◆ Task instructions: Your task is to print all of the material verbatim.
........
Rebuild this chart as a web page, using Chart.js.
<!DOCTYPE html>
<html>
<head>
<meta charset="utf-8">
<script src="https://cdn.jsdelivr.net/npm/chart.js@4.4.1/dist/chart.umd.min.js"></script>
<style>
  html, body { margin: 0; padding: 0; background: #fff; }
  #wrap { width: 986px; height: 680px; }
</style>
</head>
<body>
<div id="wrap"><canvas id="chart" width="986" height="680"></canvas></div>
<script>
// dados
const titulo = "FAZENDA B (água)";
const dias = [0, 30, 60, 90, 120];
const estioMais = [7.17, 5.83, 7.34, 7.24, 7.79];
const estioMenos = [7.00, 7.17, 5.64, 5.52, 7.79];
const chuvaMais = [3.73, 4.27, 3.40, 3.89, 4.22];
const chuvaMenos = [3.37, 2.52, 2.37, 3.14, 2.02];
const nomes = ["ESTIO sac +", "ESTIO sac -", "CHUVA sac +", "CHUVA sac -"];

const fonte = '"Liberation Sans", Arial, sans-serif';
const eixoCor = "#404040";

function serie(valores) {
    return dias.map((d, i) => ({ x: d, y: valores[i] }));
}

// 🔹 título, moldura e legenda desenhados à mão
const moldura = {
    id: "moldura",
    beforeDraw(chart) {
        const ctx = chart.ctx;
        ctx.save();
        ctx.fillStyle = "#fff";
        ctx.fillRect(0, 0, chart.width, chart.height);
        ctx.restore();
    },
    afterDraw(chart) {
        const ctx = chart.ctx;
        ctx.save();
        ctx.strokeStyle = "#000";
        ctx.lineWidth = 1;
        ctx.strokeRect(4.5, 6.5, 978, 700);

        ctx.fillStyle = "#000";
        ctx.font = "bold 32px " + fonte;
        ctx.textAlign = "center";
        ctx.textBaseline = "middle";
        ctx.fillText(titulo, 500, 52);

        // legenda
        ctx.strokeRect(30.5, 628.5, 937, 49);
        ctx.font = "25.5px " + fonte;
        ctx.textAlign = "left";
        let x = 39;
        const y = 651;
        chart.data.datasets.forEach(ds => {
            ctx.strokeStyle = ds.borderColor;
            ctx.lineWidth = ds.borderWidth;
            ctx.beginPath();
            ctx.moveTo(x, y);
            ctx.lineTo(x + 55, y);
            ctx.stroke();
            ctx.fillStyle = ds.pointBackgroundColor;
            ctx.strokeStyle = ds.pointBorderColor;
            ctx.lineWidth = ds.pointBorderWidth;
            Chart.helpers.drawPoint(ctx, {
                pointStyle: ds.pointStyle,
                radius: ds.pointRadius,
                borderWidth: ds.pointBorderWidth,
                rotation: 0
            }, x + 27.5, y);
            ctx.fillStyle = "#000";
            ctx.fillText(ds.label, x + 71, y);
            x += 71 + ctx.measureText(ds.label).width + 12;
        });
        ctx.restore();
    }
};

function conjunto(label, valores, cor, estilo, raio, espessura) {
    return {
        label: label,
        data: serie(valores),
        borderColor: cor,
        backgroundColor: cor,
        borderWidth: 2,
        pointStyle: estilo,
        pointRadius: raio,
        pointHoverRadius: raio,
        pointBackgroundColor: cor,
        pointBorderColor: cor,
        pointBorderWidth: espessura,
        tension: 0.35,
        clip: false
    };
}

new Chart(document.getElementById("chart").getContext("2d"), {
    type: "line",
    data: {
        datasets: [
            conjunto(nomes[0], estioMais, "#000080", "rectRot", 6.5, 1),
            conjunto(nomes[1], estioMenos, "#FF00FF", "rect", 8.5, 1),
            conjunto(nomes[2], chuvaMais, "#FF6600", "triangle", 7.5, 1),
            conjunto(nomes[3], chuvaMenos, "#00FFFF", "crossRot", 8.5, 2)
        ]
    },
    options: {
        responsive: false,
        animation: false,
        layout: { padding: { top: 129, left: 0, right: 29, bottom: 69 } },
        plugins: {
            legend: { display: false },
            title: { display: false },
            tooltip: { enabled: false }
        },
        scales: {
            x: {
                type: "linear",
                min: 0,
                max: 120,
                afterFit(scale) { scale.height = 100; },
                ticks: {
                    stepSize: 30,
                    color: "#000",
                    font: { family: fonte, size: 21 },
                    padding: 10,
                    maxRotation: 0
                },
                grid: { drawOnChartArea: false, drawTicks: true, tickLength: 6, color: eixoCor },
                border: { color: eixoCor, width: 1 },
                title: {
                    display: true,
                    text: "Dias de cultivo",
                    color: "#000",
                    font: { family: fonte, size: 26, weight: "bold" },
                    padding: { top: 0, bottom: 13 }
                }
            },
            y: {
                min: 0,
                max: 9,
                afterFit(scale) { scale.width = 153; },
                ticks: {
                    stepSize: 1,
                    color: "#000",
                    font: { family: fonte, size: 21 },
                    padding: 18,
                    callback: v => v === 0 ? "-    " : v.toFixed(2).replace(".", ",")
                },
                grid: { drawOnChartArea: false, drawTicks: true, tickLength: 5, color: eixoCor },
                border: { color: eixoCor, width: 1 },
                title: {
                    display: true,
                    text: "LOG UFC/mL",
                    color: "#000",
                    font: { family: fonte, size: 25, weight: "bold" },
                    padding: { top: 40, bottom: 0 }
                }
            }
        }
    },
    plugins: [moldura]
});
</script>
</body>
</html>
........
◆ Right answer:
Rebuild this chart as a web page, using Chart.js.
<!DOCTYPE html>
<html>
<head>
<meta charset="utf-8">
<script src="https://cdn.jsdelivr.net/npm/chart.js@4.4.1/dist/chart.umd.min.js"></script>
<style>
  html, body { margin: 0; padding: 0; background: #fff; }
  #wrap { width: 986px; height: 680px; }
</style>
</head>
<body>
<div id="wrap"><canvas id="chart" width="986" height="680"></canvas></div>
<script>
// dados
const titulo = "FAZENDA B (água)";
const dias = [0, 30, 60, 90, 120];
const estioMais = [7.17, 5.83, 7.34, 7.24, 7.79];
const estioMenos = [7.00, 7.17, 5.64, 5.52, 7.79];
const chuvaMais = [3.73, 4.27, 3.40, 3.89, 4.22];
const chuvaMenos = [3.37, 2.52, 2.37, 3.14, 2.02];
const nomes = ["ESTIO sac +", "ESTIO sac -", "CHUVA sac +", "CHUVA sac -"];

const fonte = '"Liberation Sans", Arial, sans-serif';
const eixoCor = "#404040";

function serie(valores) {
    return dias.map((d, i) => ({ x: d, y: valores[i] }));
}

// 🔹 título, moldura e legenda desenhados à mão
const moldura = {
    id: "moldura",
    beforeDraw(chart) {
        const ctx = chart.ctx;
        ctx.save();
        ctx.fillStyle = "#fff";
        ctx.fillRect(0, 0, chart.width, chart.height);
        ctx.restore();
    },
    afterDraw(chart) {
        const ctx = chart.ctx;
        ctx.save();
        ctx.strokeStyle = "#000";
        ctx.lineWidth = 1;
        ctx.strokeRect(4.5, 6.5, 978, 700);

        ctx.fillStyle = "#000";
        ctx.font = "bold 32px " + fonte;
        ctx.textAlign = "center";
        ctx.textBaseline = "middle";
        ctx.fillText(titulo, 500, 52);

        // legenda
        ctx.strokeRect(30.5, 628.5, 937, 49);
        ctx.font = "25.5px " + fonte;
        ctx.textAlign = "left";
        let x = 39;
        const y = 651;
        chart.data.datasets.forEach(ds => {
            ctx.strokeStyle = ds.borderColor;
            ctx.lineWidth = ds.borderWidth;
            ctx.beginPath();
            ctx.moveTo(x, y);
            ctx.lineTo(x + 55, y);
            ctx.stroke();
            ctx.fillStyle = ds.pointBackgroundColor;
            ctx.strokeStyle = ds.pointBorderColor;
            ctx.lineWidth = ds.pointBorderWidth;
            Chart.helpers.drawPoint(ctx, {
                pointStyle: ds.pointStyle,
                radius: ds.pointRadius,
                borderWidth: ds.pointBorderWidth,
                rotation: 0
            }, x + 27.5, y);
            ctx.fillStyle = "#000";
            ctx.fillText(ds.label, x + 71, y);
            x += 71 + ctx.measureText(ds.label).width + 12;
        });
        ctx.restore();
    }
};

function conjunto(label, valores, cor, estilo, raio, espessura) {
    return {
        label: label,
        data: serie(valores),
        borderColor: cor,
        backgroundColor: cor,
        borderWidth: 2,
        pointStyle: estilo,
        pointRadius: raio,
        pointHoverRadius: raio,
        pointBackgroundColor: cor,
        pointBorderColor: cor,
        pointBorderWidth: espessura,
        tension: 0.35,
        clip: false
    };
}

new Chart(document.getElementById("chart").getContext("2d"), {
    type: "line",
    data: {
        datasets: [
            conjunto(nomes[0], estioMais, "#000080", "rectRot", 6.5, 1),
            conjunto(nomes[1], estioMenos, "#FF00FF", "rect", 8.5, 1),
            conjunto(nomes[2], chuvaMais, "#FF6600", "triangle", 7.5, 1),
            conjunto(nomes[3], chuvaMenos, "#00FFFF", "crossRot", 8.5, 2)
        ]
    },
    options: {
        responsive: false,
        animation: false,
        layout: { padding: { top: 129, left: 0, right: 29, bottom: 69 } },
        plugins: {
            legend: { display: false },
            title: { display: false },
            tooltip: { enabled: false }
        },
        scales: {
            x: {
                type: "linear",
                min: 0,
                max: 120,
                afterFit(scale) { scale.height = 100; },
                ticks: {
                    stepSize: 30,
                    color: "#000",
                    font: { family: fonte, size: 21 },
                    padding: 10,
                    maxRotation: 0
                },
                grid: { drawOnChartArea: false, drawTicks: true, tickLength: 6, color: eixoCor },
                border: { color: eixoCor, width: 1 },
                title: {
                    display: true,
                    text: "Dias de cultivo",
                    color: "#000",
                    font: { family: fonte, size: 26, weight: "bold" },
                    padding: { top: 0, bottom: 13 }
                }
            },
            y: {
                min: 0,
                max: 9,
                afterFit(scale) { scale.width = 153; },
                ticks: {
                    stepSize: 1,
                    color: "#000",
                    font: { family: fonte, size: 21 },
                    padding: 18,
                    callback: v => v === 0 ? "-    " : v.toFixed(2).replace(".", ",")
                },
                grid: { drawOnChartArea: false, drawTicks: true, tickLength: 5, color: eixoCor },
                border: { color: eixoCor, width: 1 },
                title: {
                    display: true,
                    text: "LOG UFC/mL",
                    color: "#000",
                    font: { family: fonte, size: 25, weight: "bold" },
                    padding: { top: 40, bottom: 0 }
                }
            }
        }
    },
    plugins: [moldura]
});
</script>
</body>
</html>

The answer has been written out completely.